Integration is a key aspect of blog sustainability. If a blog is integrated with both the writing center itself and the larger campus community, it is more likely to be seen as a key offering of the center (one that cannot simply be set aside or discontinued). In addition, when students are the audience for a writing center blog, it lends to more complete integration as the "realized public audience" (Hewerdine, 2018) is obvious with clear importance—as the goal of most writing centers is to support students at the given university. Integrated into the writing center website, linked to other social media, and used as a resource for student writers, the UCWbLING blog is sustainable in addition to being aesthetically pleasing. The blog is fully integrated into the writing center's website and provides a resource space for writers. For instance, it is obvious from the main headings that this site is focused on student readers as advice on blogging and using the posts as best practices are suggested. Many of the blog categories—such as "New Media" and "R is for Research"—are geared towards student writer concerns. Readers can also look to posts on how to write about visual rhetoric when working on e-portfolios (like a post titled "The Visual Rhetoric of Kanye West") and how to use non-biased language as they work on APA citations, for example.
The Minnetonka High School Writing Center blog is the only exemplary blog we selected that has tutor reflection as one of its central goals. However, the blog is run in a way that integrates it effectively into the training for peer writing tutors, making it active and sustainable. Each year, the blog has co-editors selected from among the tutors, who are called coaches. The blog is a place for the coaches to use writing as a medium to explore literary or cultural topics or for the writers to reflect on the value of the blog to themselves as developing writers. The blog also has other engagement opportunities; for instance, the coaches review writing spots in the local community—a clear instance of larger integration—and give them "Hemingways" (one writing location got 4 out of 5 Hemingways).

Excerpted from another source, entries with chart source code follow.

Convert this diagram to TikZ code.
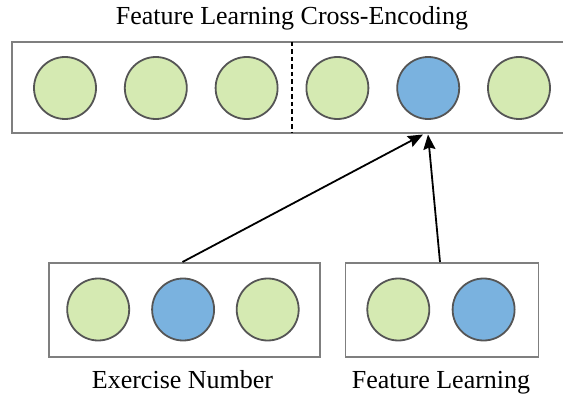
\documentclass[tikz,border=0pt]{standalone}
\usepackage{fontspec}
\setmainfont{Liberation Serif}
\usetikzlibrary{arrows.meta}
\definecolor{cgreen}{HTML}{D5EAB2}
\definecolor{cblue}{HTML}{7AB2DF}
\definecolor{cedge}{HTML}{555555}
\definecolor{bedge}{HTML}{7F7F7F}
\tikzset{
  unit/.style={circle, draw=cedge, line width=1.8pt, minimum size=62pt, inner sep=0pt},
  gunit/.style={unit, fill=cgreen},
  bunit/.style={unit, fill=cblue},
  panel/.style={draw=bedge, line width=1.8pt, rectangle, inner sep=0pt},
  lbl/.style={font=\fontsize{26}{30}\selectfont, anchor=base, inner sep=0pt},
  arr/.style={-{Stealth[length=15pt,width=12pt,inset=2pt]}, line width=1.8pt, black},
}
\begin{document}
\begin{tikzpicture}[x=1pt,y=-1pt]
\useasboundingbox (0,0) rectangle (563,396);
% top panel (open to the right, runs past the edge)
\node[minimum width=551pt, minimum height=91pt, anchor=north west, inner sep=0pt] (top) at (12,42) {};
\draw[draw=bedge, line width=1.8pt] (top.north east) -- (top.north west) -- (top.south west) -- (top.south east);
\node[gunit] (t1) at (65,88) {};
\node[gunit] (t2) at (155.8,88) {};
\node[gunit] (t3) at (246.6,88) {};
\node[gunit] (t4) at (337.4,88) {};
\node[bunit] (t5) at (428.2,88) {};
\node[gunit] (t6) at (519,88) {};
\coordinate (dtop) at (292,42);
\coordinate (dbot) at (292,133);
\draw[line width=1.8pt, dash pattern=on 4.5pt off 3pt] (dtop) -- (dbot);
\node[lbl] (title) at (292,25) {Feature Learning Cross-Encoding};
% bottom left panel
\node[panel, minimum width=271pt, minimum height=94pt, anchor=north west] (bl) at (48,262) {};
\node[gunit] (b1) at (98.2,309.5) {};
\node[bunit] (b2) at (183.1,309.5) {};
\node[gunit] (b3) at (267.7,309.5) {};
\node[lbl] (ltxt) at (182.5,388) {Exercise Number};
% bottom right panel
\node[panel, minimum width=193pt, minimum height=94pt, anchor=north west] (br) at (344.5,262) {};
\node[gunit] (c1) at (398.3,309.5) {};
\node[bunit] (c2) at (483.6,309.5) {};
\node[lbl] (rtxt) at (441,388) {Feature Learning};
% arrows
\coordinate (e1) at (423,134.5);
\coordinate (e2) at (428,134.5);
\draw[arr] (bl.north -| 182.5,0) -- (e1);
\draw[arr] (br.north -| 440,0) -- (e2);
\end{tikzpicture}
\end{document}
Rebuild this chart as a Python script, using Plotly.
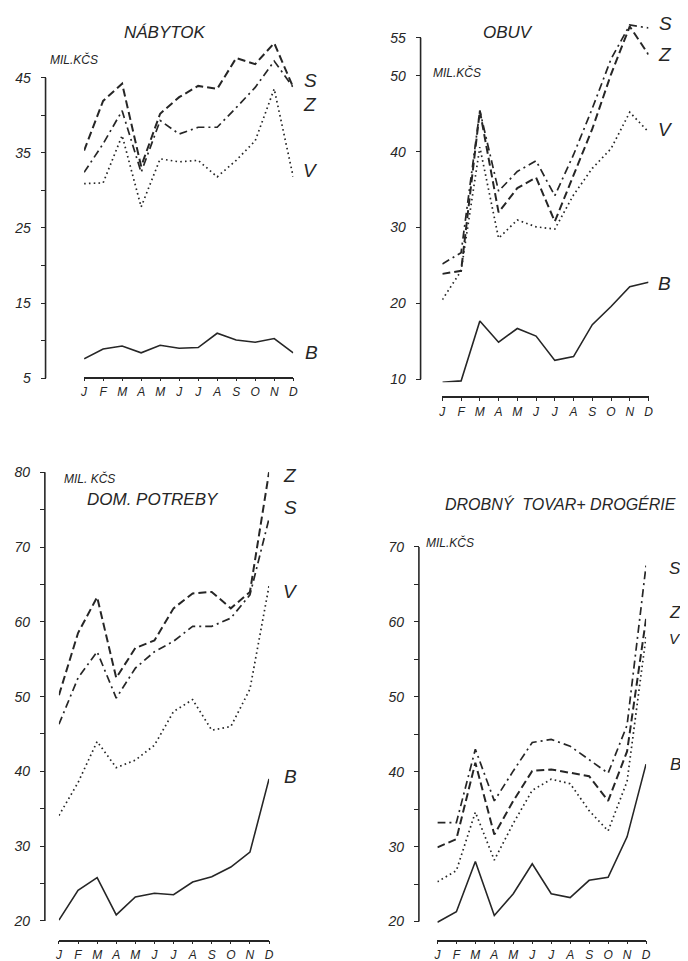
import plotly.graph_objects as go

W, H = 688, 961

months = ["J", "F", "M", "A", "M", "J", "J", "A", "S", "O", "N", "D"]

# ---- NÁBYTOK ----
nab_Z = [35.3, 41.9, 44.2, 33.2, 40.2, 42.4, 43.9, 43.5, 47.6, 46.8, 49.6, 43.7]
nab_S = [32.4, 36.2, 40.6, 32.4, 39.3, 37.5, 38.4, 38.4, 41.0, 43.7, 47.2, 43.7]
nab_V = [30.9, 31.0, 37.3, 27.8, 34.2, 33.8, 34.0, 31.8, 34.0, 36.6, 43.5, 31.8]
nab_B = [7.6, 8.9, 9.3, 8.4, 9.4, 9.0, 9.1, 11.0, 10.1, 9.8, 10.3, 8.4]
nab_ticks = [5, 15, 25, 35, 45]
nab_minor = [10, 20, 30, 40]

# ---- OBUV ----
obu_S = [25.2, 26.7, 45.4, 34.8, 37.4, 38.8, 34.2, 39.6, 45.7, 52.2, 56.7, 56.3]
obu_Z = [23.9, 24.3, 45.4, 32.0, 35.2, 36.6, 30.8, 37.0, 43.0, 50.2, 56.5, 52.8]
obu_V = [20.5, 24.3, 40.6, 28.6, 31.0, 30.1, 29.8, 34.3, 37.8, 40.4, 45.2, 42.6]
obu_B = [9.6, 9.8, 17.7, 14.9, 16.7, 15.7, 12.5, 13.0, 17.2, 19.6, 22.2, 22.8]
obu_ticks = [10, 20, 30, 40, 50, 55]
obu_minor = []

# ---- DOM. POTREBY ----
dom_Z = [50.2, 58.5, 63.3, 52.5, 56.5, 57.5, 61.8, 63.8, 64.0, 61.8, 64.0, 80.0]
dom_S = [46.3, 52.5, 56.0, 49.8, 53.8, 56.0, 57.4, 59.4, 59.4, 60.5, 63.6, 73.8]
dom_V = [34.1, 38.5, 44.0, 40.5, 41.5, 43.5, 48.0, 49.6, 45.5, 46.0, 51.0, 64.8]
dom_B = [20.1, 24.1, 25.8, 20.8, 23.2, 23.7, 23.5, 25.2, 25.9, 27.2, 29.2, 39.0]
dom_ticks = [20, 30, 40, 50, 60, 70, 80]
dom_minor = [25, 35, 45, 55, 65, 75]

# ---- DROBNÝ TOVAR + DROGÉRIE ----
dro_S = [33.2, 33.2, 43.0, 36.1, 40.1, 43.9, 44.3, 43.4, 41.6, 39.8, 46.2, 67.5]
dro_Z = [29.9, 31.0, 41.2, 31.6, 36.1, 40.1, 40.3, 39.8, 39.4, 36.1, 42.7, 60.4]
dro_V = [25.3, 26.8, 34.6, 28.2, 33.1, 37.5, 39.0, 38.4, 34.8, 32.1, 38.7, 58.0]
dro_B = [19.9, 21.3, 28.0, 20.8, 23.7, 27.7, 23.7, 23.2, 25.5, 25.9, 31.3, 41.0]
dro_ticks = [20, 30, 40, 50, 60, 70]
dro_minor = [25, 35, 45, 55, 65]

INK = "#262626"
FONT = "Liberation Sans"
STY = {
    "Z": dict(dash="8px,4px", width=2.0),
    "S": dict(dash="8px,4px,2px,4px", width=1.7),
    "V": dict(dash="1.6px,3.2px", width=1.7),
    "B": dict(dash="solid", width=1.6),
}


def px_x(px):
    return px / W


def px_y(py):
    return 1 - py / H


# panel geometry (pixel positions in the reference)
panels = [
    dict(series={"Z": nab_Z, "S": nab_S, "V": nab_V, "B": nab_B}, ticks=nab_ticks, minor=nab_minor,
         yax_px=34, lo=(5, 372.3), hi=(45, 70), top_px=18,
         x_lo=73, x_hi=285, xline_px=371.5),
    dict(series={"Z": obu_Z, "S": obu_S, "V": obu_V, "B": obu_B}, ticks=obu_ticks, minor=obu_minor,
         yax_px=414, lo=(10, 373.3), hi=(55, 30), top_px=6,
         x_lo=436, x_hi=645, xline_px=391.5),
    dict(series={"Z": dom_Z, "S": dom_S, "V": dom_V, "B": dom_B}, ticks=dom_ticks, minor=dom_minor,
         yax_px=33.3, lo=(20, 917.7), hi=(80, 466.7), top_px=455,
         x_lo=47.5, x_hi=260.5, xline_px=937.5),
    dict(series={"Z": dro_Z, "S": dro_S, "V": dro_V, "B": dro_B}, ticks=dro_ticks, minor=dro_minor,
         yax_px=412.3, lo=(20, 918.3), hi=(70, 541.7), top_px=525,
         x_lo=431, x_hi=642.5, xline_px=937.5),
]

fig = go.Figure()
shapes = []
for i, p in enumerate(panels):
    n = "" if i == 0 else str(i + 1)
    xa, ya = "x" + n, "y" + n
    (v_lo, py_lo), (v_hi, py_hi) = p["lo"], p["hi"]
    scale = (py_lo - py_hi) / (v_hi - v_lo)
    bot_px = py_lo + 3
    r0 = v_lo - 3 / scale
    r1 = v_hi + (py_hi - p["top_px"]) / scale
    for key in ["Z", "S", "V", "B"]:
        fig.add_trace(go.Scatter(
            x=list(range(12)), y=p["series"][key], mode="lines", name=key,
            xaxis=xa, yaxis=ya, showlegend=False, hoverinfo="skip",
            line=dict(color=INK, shape="linear", **STY[key]),
        ))
    tv = p["ticks"] + p["minor"]
    tt = [str(t) for t in p["ticks"]] + [""] * len(p["minor"])
    fig.update_layout({
        "xaxis" + n: dict(
            domain=[px_x(p["x_lo"]), px_x(p["x_hi"])], range=[-0.003, 11.003],
            anchor="free", position=px_y(p["xline_px"]),
            tickvals=list(range(12)), ticktext=months, ticks="outside", ticklen=3,
            tickwidth=1.3, tickcolor=INK, showline=True, linecolor=INK, linewidth=1.6,
            showgrid=False, zeroline=False, fixedrange=True,
            tickfont=dict(family=FONT, size=12, color=INK, style="italic"),
        ),
        "yaxis" + n: dict(
            domain=[px_y(bot_px), px_y(p["top_px"])], range=[r0, r1],
            anchor="free", position=px_x(p["yax_px"]),
            tickvals=tv, ticktext=tt, ticks="outside", ticklen=5, tickwidth=1.3,
            tickcolor=INK, showline=False, showgrid=False, zeroline=False,
            ticklabelstandoff=7,
            tickfont=dict(family=FONT, size=14, color=INK, style="italic"),
            fixedrange=True,
        ),
    })
    shapes.append(dict(type="line", xref="paper", yref=ya,
                       x0=px_x(p["yax_px"]), x1=px_x(p["yax_px"]),
                       y0=v_lo, y1=v_hi, line=dict(color=INK, width=1.6)))

texts = [
    ("NÁBYTOK", 155, 25, 17),
    ("MIL.KČS", 63, 52, 12),
    ("S", 302, 73, 19), ("Z", 302, 97, 19), ("V", 302, 163, 19), ("B", 303, 346, 19),
    ("OBUV", 503, 25, 17),
    ("MIL.KČS", 451, 65, 12),
    ("S", 662, 16, 19), ("Z", 662, 47, 19), ("V", 662, 122, 19), ("B", 661, 277, 19),
    ("MIL. KČS", 79, 473, 12),
    ("DOM. POTREBY", 143, 494, 17),
    ("Z", 282, 470, 19), ("S", 282, 502, 19), ("V", 282, 587, 19), ("B", 282, 773, 19),
    ("DROBNÝ  TOVAR+ DROGÉRIE", 556, 499, 16),
    ("MIL.KČS", 444, 537, 12),
    ("S", 672, 563, 17), ("Z", 672, 608, 17), ("V", 672, 634, 15), ("B", 672, 760, 17),
]
annotations = [
    dict(text=t, x=px_x(x), y=px_y(y), xref="paper", yref="paper",
         xanchor="center", yanchor="middle", showarrow=False,
         font=dict(family=FONT, size=s, color=INK, style="italic"))
    for t, x, y, s in texts
]

fig.update_layout(
    width=W, height=H, margin=dict(l=0, r=0, t=0, b=0),
    paper_bgcolor="white", plot_bgcolor="rgba(0,0,0,0)",
    shapes=shapes, annotations=annotations, showlegend=False,
)

fig.write_html("out.html")
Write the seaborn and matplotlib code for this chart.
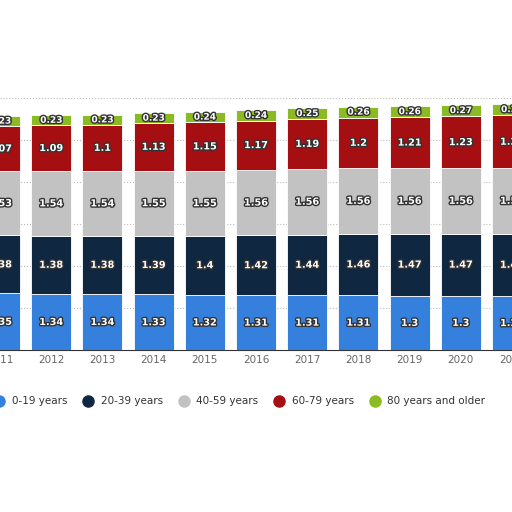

These features enable the blog to be effectively integrated into the training for these high school writing center coaches, and participation in the blog is also an important development opportunity for the students who are themselves seeking to integrate into a community of expert student writers. Recent posts from spring 2020, in their "Inspirational Iota" category, also demonstrate integration with the larger campus culture: They prompt students to write about taking a voyage outside (during the time of quarantine). Another post from January 2020, for example, offered a challenge to its readers to "write a piece in three different styles to celebrate branching out and trying new things" ("Writing Prompts," 2020). These posts show integration in that they connect to their school's writers and demonstrate awareness of their audience's writing contexts.